Yasiel Puig flung his bat and flexed his muscles as he rounded the bases.
Once he touched home plate, he waved his arms upward as if to urge to the fans to make more noise.
Dodger Stadium was literally shaking. The noise was already at postseason levels.
Puig’s three-run, pinch-hit home run broke a seventh-inning stalemate and vaulted the Dodgers to a 5-2 victory over the Colorado Rockies on Wednesday night that completed a three-game sweep in the single-most important series of their season.
October is almost here and in more than one way. With nine games remaining in the regular season, the Dodgers have a 2 ½-game edge over the second-place Rockies. They are on the verge of claiming their sixth consecutive National League West crown. A place in one of the NL’s two division series is all but theirs.
If they can beat the San Diego Padres first.
Well, this is 2018, and if there’s a collection of Dodgers who can blow a 2 ½-game lead in a week and a half, it’s this group.
The Dodgers have already experienced plenty of unexpected crashes.
“Tell me about it,” said closer Kenley Jansen, who pitched a perfect ninth inning Wednesday to earn his 36th save.
The final stretch shouldn’t be perilous, with the Dodgers hosting the Padres this weekend, then visiting the backsliding Arizona Diamondbacks and whatever remains of the San Francisco Giants dynasty.
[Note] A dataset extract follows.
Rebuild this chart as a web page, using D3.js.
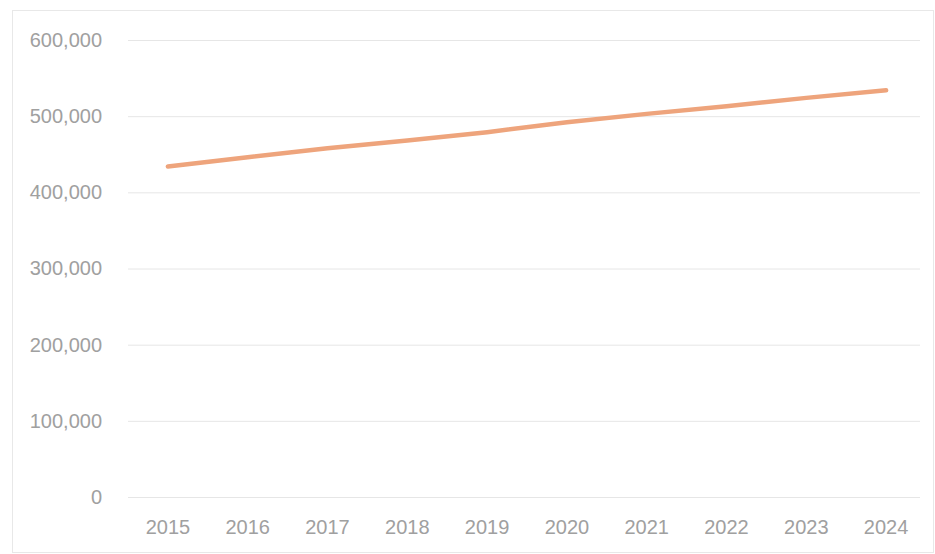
<!DOCTYPE html>
<html>
<head>
<meta charset="utf-8">
<script src="https://cdn.jsdelivr.net/npm/d3@7"></script>
<style>
  body { margin: 0; background: #fff; }
  svg { display: block; font-family: "Open Sans", sans-serif; }
</style>
</head>
<body>
<section id="chart"></section>
<script>
// data
var years = ['2015', '2016', '2017', '2018', '2019', '2020', '2021', '2022', '2023', '2024'];
var values = [434000, 446000, 458000, 468000, 479000, 492000, 503000, 513000, 524000, 534000];
var yTicks = [0, 100000, 200000, 300000, 400000, 500000, 600000];

var W = 935, H = 554;
var svg = d3.select("#chart")
            .append("svg")
            .attr("width", W)
            .attr("height", H);

// outer chart border
svg.append("rect")
   .attr("x", 12.5)
   .attr("y", 10.5)
   .attr("width", W - 14)
   .attr("height", H - 12)
   .attr("fill", "none")
   .attr("stroke", "#e8e8e8");

let plotLeft = 128, plotRight = 926, plotTop = 40, plotBottom = 497;

var x = d3.scaleBand()
          .domain(years)
          .range([plotLeft, plotRight]);

var y = d3.scaleLinear()
          .domain([0, 600000])
          .range([plotBottom, plotTop]);

// gridlines
svg.append("g")
   .selectAll("line")
   .data(yTicks)
   .join("line")
   .attr("x1", plotLeft)
   .attr("x2", plotRight - 6)
   .attr("y1", d => y(d) + 0.5)
   .attr("y2", d => y(d) + 0.5)
   .attr("stroke", "#e6e6e6")
   .attr("stroke-width", 1);

// y axis labels
var yAxis = svg.append("g")
   .attr("transform", "translate(" + (plotLeft - 26) + ",0)")
   .call(d3.axisLeft(y).tickValues(yTicks).tickFormat(d3.format(",")).tickSize(0).tickPadding(0));
yAxis.select(".domain").remove();
yAxis.selectAll("text")
     .attr("fill", "#a0a0a0")
     .style("font-size", "20px");

// x axis labels
var xAxis = svg.append("g")
   .attr("transform", "translate(0," + (plotBottom + 19) + ")")
   .call(d3.axisBottom(x).tickSize(0).tickPadding(4));
xAxis.select(".domain").remove();
xAxis.selectAll("text")
     .attr("fill", "#a0a0a0")
     .style("font-size", "20px");

// the line
var line = d3.line()
             .x((d, i) => x(years[i]) + x.bandwidth() / 2)
             .y(d => y(d));

svg.append("path")
   .datum(values)
   .attr("d", line)
   .attr("fill", "none")
   .attr("stroke", "#eea47c")
   .attr("stroke-width", 4.5)
   .attr("stroke-linecap", "round")
   .attr("stroke-linejoin", "round");
</script>
</body>
</html>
But consider how the Dodgers have won seven of their last eight games, reflect on the stop-and-go nature of their season over the previous 5½ months and the upcoming home series against the last-place Padres that opens Friday starts to looks suspiciously similar to a trap door.
“We know it’s going to be a tricky series against the Padres,” Jansen said. “They don’t care. They’re already planning their vacations. We need to come out there and swing and don’t take [our foot] off the gas pedal.”
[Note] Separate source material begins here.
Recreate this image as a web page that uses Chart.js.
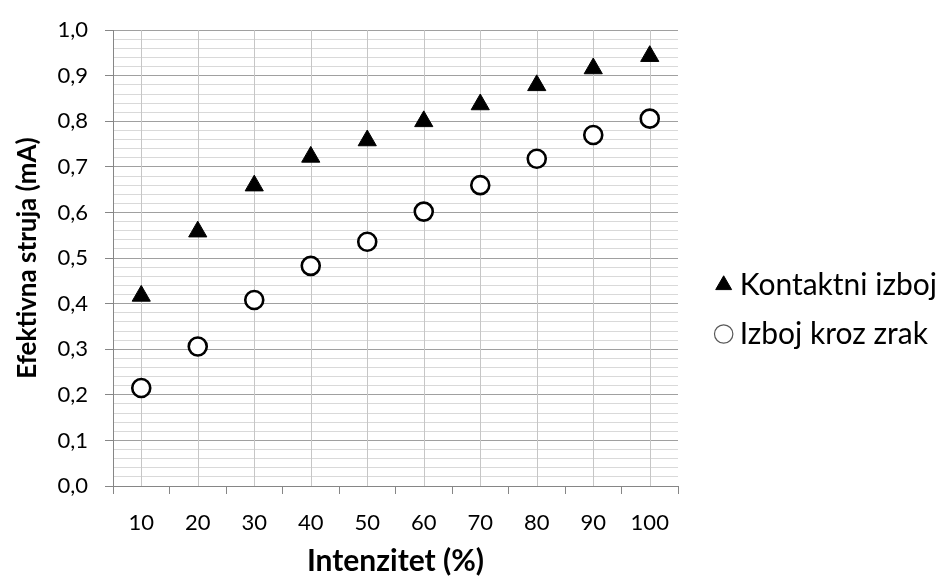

The Dodgers have proved they can win the important series.
They transformed a 1½-game deficit to the Rockies into a 21/2- game lead by taking three of four games in St. Louis from the wild-card contending Cardinals and claiming three consecutive home games against the Rockies.
The problem is what’s followed their greatest triumphs.
“When you’re a talented team where you know you can turn it on any time you want, that kind of gets in our way, I feel like,” Jansen said.
The last time the Dodgers were alone in first place, on Aug. 7, they promptly surrendered their perch to the Diamondbacks by dropping six of their next seven games, including a pair to the would-be-in-last-place-if-not-for-the-Padres Giants.
Or take what the Dodgers did when they started this month by winning three of four games against the Diamondbacks and two of three in Colorado. They lost the first two games of a three-game series in Cincinnati to the last-place Reds.
Yeah, that really happened.
These unexpected breaks in momentum have prevented the Dodgers from embarking on the one- or two-month tears that have become the norm in recent years. Their current division lead is their largest of the season.
“It’s not that we turned it off,” Jansen said.
Jansen pointed to the injuries that sidelined him, Justin Turner and Clayton Kershaw. He mentioned the slumps that endured by various players, including himself.
“I think this year it was such a battle for all of us,” Jansen said. “Things were tougher this year. You see us play, we always battle. It’s not like we just turn the switch on. It’s just that we find it at the right time.”
The Dodgers were 1-6 against the Reds. They were 2-4 against the Miami Marlins, another last- place team. They are 7-9 against the Giants, whom they will visit for their final series of the regular season. They have at least dominated the Padres, against whom they are 12-4.
“We’ve got to keep our foot on the gas right now,” Jansen said. “We’re talking about, what, nine games left? We’re not asking for a lot.”
The Dodgers have won 12 of 16 games in September, making this their best month of the season.
Manager Dave Roberts sounded hopeful about his team’s chances of sustaining its current form. “These are playoff games,” he said. “I think you can see the intent on every single pitch. We smell the finish line of the regular season. There’s a lot of sacrifice going on. The preparation hasn’t wavered. The bottom line is we have very good players.”